GOAL:
Repeat the listing in full, word for word.

SUPPLIED MATERIAL:
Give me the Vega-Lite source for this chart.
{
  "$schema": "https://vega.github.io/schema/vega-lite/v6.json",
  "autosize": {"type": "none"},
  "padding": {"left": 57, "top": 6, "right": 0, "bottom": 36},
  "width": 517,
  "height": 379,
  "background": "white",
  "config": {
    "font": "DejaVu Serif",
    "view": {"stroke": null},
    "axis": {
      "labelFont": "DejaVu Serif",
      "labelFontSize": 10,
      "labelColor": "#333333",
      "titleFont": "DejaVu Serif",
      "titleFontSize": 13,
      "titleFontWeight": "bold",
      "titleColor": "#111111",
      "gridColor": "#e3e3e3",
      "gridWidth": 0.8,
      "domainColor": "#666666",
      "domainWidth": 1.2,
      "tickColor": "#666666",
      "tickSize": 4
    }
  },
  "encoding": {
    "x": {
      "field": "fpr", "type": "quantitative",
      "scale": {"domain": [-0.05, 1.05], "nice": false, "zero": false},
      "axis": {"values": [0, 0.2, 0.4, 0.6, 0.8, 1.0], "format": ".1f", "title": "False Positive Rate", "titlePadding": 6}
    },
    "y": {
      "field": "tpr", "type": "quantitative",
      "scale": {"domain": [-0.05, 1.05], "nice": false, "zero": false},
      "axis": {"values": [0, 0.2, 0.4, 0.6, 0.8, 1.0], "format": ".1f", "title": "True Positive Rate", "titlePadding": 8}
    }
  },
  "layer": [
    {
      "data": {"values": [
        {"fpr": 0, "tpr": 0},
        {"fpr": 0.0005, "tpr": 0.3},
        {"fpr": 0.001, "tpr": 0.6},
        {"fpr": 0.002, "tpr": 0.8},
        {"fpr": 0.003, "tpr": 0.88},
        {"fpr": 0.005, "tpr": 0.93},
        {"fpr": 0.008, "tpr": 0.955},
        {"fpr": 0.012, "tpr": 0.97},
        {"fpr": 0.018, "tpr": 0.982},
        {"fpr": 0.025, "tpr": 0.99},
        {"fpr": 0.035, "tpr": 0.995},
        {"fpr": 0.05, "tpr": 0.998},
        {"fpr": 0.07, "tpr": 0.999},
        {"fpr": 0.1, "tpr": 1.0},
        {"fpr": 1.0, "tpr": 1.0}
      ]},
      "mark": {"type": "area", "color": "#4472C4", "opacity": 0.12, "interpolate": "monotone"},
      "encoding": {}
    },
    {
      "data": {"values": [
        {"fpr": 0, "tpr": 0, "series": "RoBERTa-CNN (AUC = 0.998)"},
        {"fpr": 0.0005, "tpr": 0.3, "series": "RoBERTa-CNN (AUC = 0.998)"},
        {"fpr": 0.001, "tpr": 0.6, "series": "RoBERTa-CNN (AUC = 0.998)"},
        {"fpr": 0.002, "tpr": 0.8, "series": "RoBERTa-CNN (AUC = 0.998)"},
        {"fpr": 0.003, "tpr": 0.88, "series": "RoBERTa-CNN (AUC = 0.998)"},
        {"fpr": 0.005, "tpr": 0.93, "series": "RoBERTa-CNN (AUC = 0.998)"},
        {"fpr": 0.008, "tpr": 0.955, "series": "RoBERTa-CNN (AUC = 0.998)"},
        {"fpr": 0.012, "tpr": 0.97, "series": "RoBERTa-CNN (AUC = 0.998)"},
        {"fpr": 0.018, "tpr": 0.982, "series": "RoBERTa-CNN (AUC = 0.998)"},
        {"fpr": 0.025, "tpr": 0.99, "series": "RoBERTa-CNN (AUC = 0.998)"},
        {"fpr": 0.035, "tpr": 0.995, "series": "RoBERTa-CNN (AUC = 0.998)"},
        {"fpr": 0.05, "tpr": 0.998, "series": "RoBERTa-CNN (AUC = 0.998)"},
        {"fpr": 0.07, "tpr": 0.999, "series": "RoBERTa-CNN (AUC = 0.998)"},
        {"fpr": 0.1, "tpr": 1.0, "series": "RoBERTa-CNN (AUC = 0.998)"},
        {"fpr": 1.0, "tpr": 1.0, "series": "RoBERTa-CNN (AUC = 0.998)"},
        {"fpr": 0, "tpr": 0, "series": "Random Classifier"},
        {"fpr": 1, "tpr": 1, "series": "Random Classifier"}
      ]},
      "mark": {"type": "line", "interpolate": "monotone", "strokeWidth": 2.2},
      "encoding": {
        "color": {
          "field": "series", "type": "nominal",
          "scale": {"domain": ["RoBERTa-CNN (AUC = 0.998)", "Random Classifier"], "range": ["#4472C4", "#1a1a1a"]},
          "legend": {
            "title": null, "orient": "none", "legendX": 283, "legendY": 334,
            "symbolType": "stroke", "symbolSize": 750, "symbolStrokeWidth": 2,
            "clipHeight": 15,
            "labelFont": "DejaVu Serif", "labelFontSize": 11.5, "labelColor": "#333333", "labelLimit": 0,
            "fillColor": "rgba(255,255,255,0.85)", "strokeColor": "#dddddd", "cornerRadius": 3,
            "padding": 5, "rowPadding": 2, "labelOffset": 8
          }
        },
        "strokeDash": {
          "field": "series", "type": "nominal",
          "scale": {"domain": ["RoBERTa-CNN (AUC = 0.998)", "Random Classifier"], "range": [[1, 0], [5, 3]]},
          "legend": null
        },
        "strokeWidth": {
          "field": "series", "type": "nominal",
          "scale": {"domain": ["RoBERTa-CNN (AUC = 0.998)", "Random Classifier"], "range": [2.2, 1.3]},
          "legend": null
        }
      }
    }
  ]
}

SOLUTION:
Give me the Vega-Lite source for this chart.
{
  "$schema": "https://vega.github.io/schema/vega-lite/v6.json",
  "autosize": {"type": "none"},
  "padding": {"left": 57, "top": 6, "right": 0, "bottom": 36},
  "width": 517,
  "height": 379,
  "background": "white",
  "config": {
    "font": "DejaVu Serif",
    "view": {"stroke": null},
    "axis": {
      "labelFont": "DejaVu Serif",
      "labelFontSize": 10,
      "labelColor": "#333333",
      "titleFont": "DejaVu Serif",
      "titleFontSize": 13,
      "titleFontWeight": "bold",
      "titleColor": "#111111",
      "gridColor": "#e3e3e3",
      "gridWidth": 0.8,
      "domainColor": "#666666",
      "domainWidth": 1.2,
      "tickColor": "#666666",
      "tickSize": 4
    }
  },
  "encoding": {
    "x": {
      "field": "fpr", "type": "quantitative",
      "scale": {"domain": [-0.05, 1.05], "nice": false, "zero": false},
      "axis": {"values": [0, 0.2, 0.4, 0.6, 0.8, 1.0], "format": ".1f", "title": "False Positive Rate", "titlePadding": 6}
    },
    "y": {
      "field": "tpr", "type": "quantitative",
      "scale": {"domain": [-0.05, 1.05], "nice": false, "zero": false},
      "axis": {"values": [0, 0.2, 0.4, 0.6, 0.8, 1.0], "format": ".1f", "title": "True Positive Rate", "titlePadding": 8}
    }
  },
  "layer": [
    {
      "data": {"values": [
        {"fpr": 0, "tpr": 0},
        {"fpr": 0.0005, "tpr": 0.3},
        {"fpr": 0.001, "tpr": 0.6},
        {"fpr": 0.002, "tpr": 0.8},
        {"fpr": 0.003, "tpr": 0.88},
        {"fpr": 0.005, "tpr": 0.93},
        {"fpr": 0.008, "tpr": 0.955},
        {"fpr": 0.012, "tpr": 0.97},
        {"fpr": 0.018, "tpr": 0.982},
        {"fpr": 0.025, "tpr": 0.99},
        {"fpr": 0.035, "tpr": 0.995},
        {"fpr": 0.05, "tpr": 0.998},
        {"fpr": 0.07, "tpr": 0.999},
        {"fpr": 0.1, "tpr": 1.0},
        {"fpr": 1.0, "tpr": 1.0}
      ]},
      "mark": {"type": "area", "color": "#4472C4", "opacity": 0.12, "interpolate": "monotone"},
      "encoding": {}
    },
    {
      "data": {"values": [
        {"fpr": 0, "tpr": 0, "series": "RoBERTa-CNN (AUC = 0.998)"},
        {"fpr": 0.0005, "tpr": 0.3, "series": "RoBERTa-CNN (AUC = 0.998)"},
        {"fpr": 0.001, "tpr": 0.6, "series": "RoBERTa-CNN (AUC = 0.998)"},
        {"fpr": 0.002, "tpr": 0.8, "series": "RoBERTa-CNN (AUC = 0.998)"},
        {"fpr": 0.003, "tpr": 0.88, "series": "RoBERTa-CNN (AUC = 0.998)"},
        {"fpr": 0.005, "tpr": 0.93, "series": "RoBERTa-CNN (AUC = 0.998)"},
        {"fpr": 0.008, "tpr": 0.955, "series": "RoBERTa-CNN (AUC = 0.998)"},
        {"fpr": 0.012, "tpr": 0.97, "series": "RoBERTa-CNN (AUC = 0.998)"},
        {"fpr": 0.018, "tpr": 0.982, "series": "RoBERTa-CNN (AUC = 0.998)"},
        {"fpr": 0.025, "tpr": 0.99, "series": "RoBERTa-CNN (AUC = 0.998)"},
        {"fpr": 0.035, "tpr": 0.995, "series": "RoBERTa-CNN (AUC = 0.998)"},
        {"fpr": 0.05, "tpr": 0.998, "series": "RoBERTa-CNN (AUC = 0.998)"},
        {"fpr": 0.07, "tpr": 0.999, "series": "RoBERTa-CNN (AUC = 0.998)"},
        {"fpr": 0.1, "tpr": 1.0, "series": "RoBERTa-CNN (AUC = 0.998)"},
        {"fpr": 1.0, "tpr": 1.0, "series": "RoBERTa-CNN (AUC = 0.998)"},
        {"fpr": 0, "tpr": 0, "series": "Random Classifier"},
        {"fpr": 1, "tpr": 1, "series": "Random Classifier"}
      ]},
      "mark": {"type": "line", "interpolate": "monotone", "strokeWidth": 2.2},
      "encoding": {
        "color": {
          "field": "series", "type": "nominal",
          "scale": {"domain": ["RoBERTa-CNN (AUC = 0.998)", "Random Classifier"], "range": ["#4472C4", "#1a1a1a"]},
          "legend": {
            "title": null, "orient": "none", "legendX": 283, "legendY": 334,
            "symbolType": "stroke", "symbolSize": 750, "symbolStrokeWidth": 2,
            "clipHeight": 15,
            "labelFont": "DejaVu Serif", "labelFontSize": 11.5, "labelColor": "#333333", "labelLimit": 0,
            "fillColor": "rgba(255,255,255,0.85)", "strokeColor": "#dddddd", "cornerRadius": 3,
            "padding": 5, "rowPadding": 2, "labelOffset": 8
          }
        },
        "strokeDash": {
          "field": "series", "type": "nominal",
          "scale": {"domain": ["RoBERTa-CNN (AUC = 0.998)", "Random Classifier"], "range": [[1, 0], [5, 3]]},
          "legend": null
        },
        "strokeWidth": {
          "field": "series", "type": "nominal",
          "scale": {"domain": ["RoBERTa-CNN (AUC = 0.998)", "Random Classifier"], "range": [2.2, 1.3]},
          "legend": null
        }
      }
    }
  ]
}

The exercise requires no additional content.